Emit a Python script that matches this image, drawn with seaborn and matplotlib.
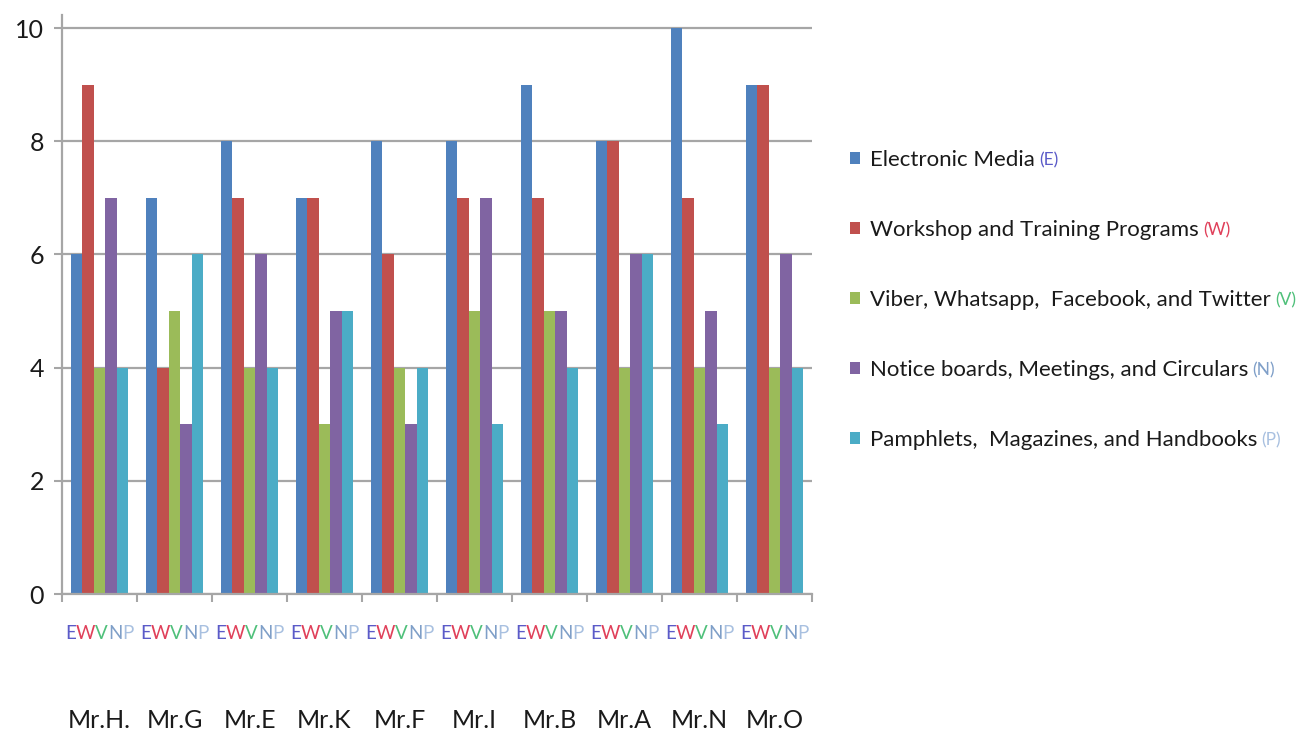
import matplotlib
matplotlib.use("Agg")
import matplotlib.pyplot as plt
import matplotlib.transforms as mtransforms
from matplotlib.offsetbox import TextArea, HPacker, AnnotationBbox
import seaborn as sns
import pandas as pd

# ---- data ----
people = ["Mr.H.", "Mr.G", "Mr.E", "Mr.K", "Mr.F", "Mr.I", "Mr.B", "Mr.A", "Mr.N", "Mr.O"]
media = ["Electronic Media", "Workshop and Training Programs",
         "Viber, Whatsapp,  Facebook, and Twitter",
         "Notice boards, Meetings, and Circulars",
         "Pamphlets,  Magazines, and Handbooks"]
codes = ["E", "W", "V", "N", "P"]
electronic = [6, 7, 8, 7, 8, 8, 9, 8, 10, 9]
workshop = [9, 4, 7, 7, 6, 7, 7, 8, 7, 9]
viber = [4, 5, 4, 3, 4, 5, 5, 4, 4, 4]
notice = [7, 3, 6, 5, 3, 7, 5, 6, 5, 6]
pamphlets = [4, 6, 4, 5, 4, 3, 4, 6, 3, 4]
y_ticks = [0, 2, 4, 6, 8, 10]

bar_colors = ["#4F81BD", "#C0504D", "#9BBB59", "#8064A2", "#4BACC6"]
code_colors = ["#5b5bc8", "#e0405a", "#4fc07a", "#7f9fc8", "#a8c0e0"]

series = [electronic, workshop, viber, notice, pamphlets]
rows = []
for m, vals in zip(media, series):
    for p, v in zip(people, vals):
        rows.append({"person": p, "medium": m, "value": v})
df = pd.DataFrame(rows)

sns.set_style("white")
plt.rcParams["font.family"] = ["Lato", "DejaVu Sans"]

W, H = 1311, 736
fig = plt.figure(figsize=(W / 100, H / 100), dpi=100)
ax = fig.add_axes([62 / W, 1 - 594 / H, (812 - 62) / W, (594 - 15) / H])

sns.barplot(data=df, x="person", y="value", hue="medium", order=people,
            hue_order=media, palette=bar_colors, saturation=1, width=0.76,
            linewidth=0, ax=ax, errorbar=None)

text_c = "#1a1a1a"
grid_c = "#a6a6a6"
ax.set_ylim(0, 10.23)
ax.set_xlim(-0.5, len(people) - 0.5)
ax.set_yticks(y_ticks)
ax.set_yticklabels([str(t) for t in y_ticks], fontsize=18, color=text_c)
ax.yaxis.grid(True, color=grid_c, linewidth=1.6)
ax.set_axisbelow(True)
ax.tick_params(axis="y", length=6, width=1.5, color=grid_c, pad=7, left=True)
for s in ["top", "right"]:
    ax.spines[s].set_visible(False)
for s in ["left", "bottom"]:
    ax.spines[s].set_color(grid_c)
    ax.spines[s].set_linewidth(1.6)

# category boundary ticks
ax.set_xticks([i - 0.5 for i in range(len(people) + 1)], minor=True)
ax.tick_params(axis="x", which="minor", length=6, width=1.5, color=grid_c,
               bottom=True, direction="out")
ax.set_xticks(range(len(people)))
ax.set_xticklabels(people, fontsize=18, color=text_c)
ax.tick_params(axis="x", which="major", length=0, pad=83)
ax.set_xlabel("")
ax.set_ylabel("")

# coloured E W V N P letters under each group
trans = mtransforms.blended_transform_factory(ax.transData, ax.transAxes)
for i in range(len(people)):
    parts = [TextArea(c, textprops=dict(color=col, fontsize=13.5))
             for c, col in zip(codes, code_colors)]
    pack = HPacker(children=parts, align="baseline", pad=0, sep=0)
    ab = AnnotationBbox(pack, (i, -0.069), xycoords=trans, frameon=False,
                        box_alignment=(0.5, 0.5), pad=0,
                        annotation_clip=False)
    ax.add_artist(ab)

# legend
handles, labels = ax.get_legend_handles_labels()
if ax.get_legend() is not None:
    ax.get_legend().remove()
leg = fig.legend(handles, labels, loc="upper left",
                 bbox_to_anchor=(850 / W, 1 - 150 / H), frameon=False,
                 fontsize=16, handlelength=0.45, handleheight=0.45,
                 handletextpad=0.45, labelspacing=2.25, borderpad=0,
                 borderaxespad=0, labelcolor=text_c)
fig.canvas.draw()
renderer = fig.canvas.get_renderer()
for t, c, col in zip(leg.get_texts(), codes, code_colors):
    bb = t.get_window_extent(renderer)
    fig.text(bb.x1 + 4, (bb.y0 + bb.y1) / 2, "(" + c + ")", color=col,
             fontsize=12.5, va="center", ha="left",
             transform=mtransforms.IdentityTransform())

fig.savefig("out.png", dpi=100)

———

**Do this**
Pull every line containing the word "seaborn" out of the material and copy it.

**Solution for this problem**
Emit a Python script that matches this image, drawn with seaborn and matplotlib.
import seaborn as sns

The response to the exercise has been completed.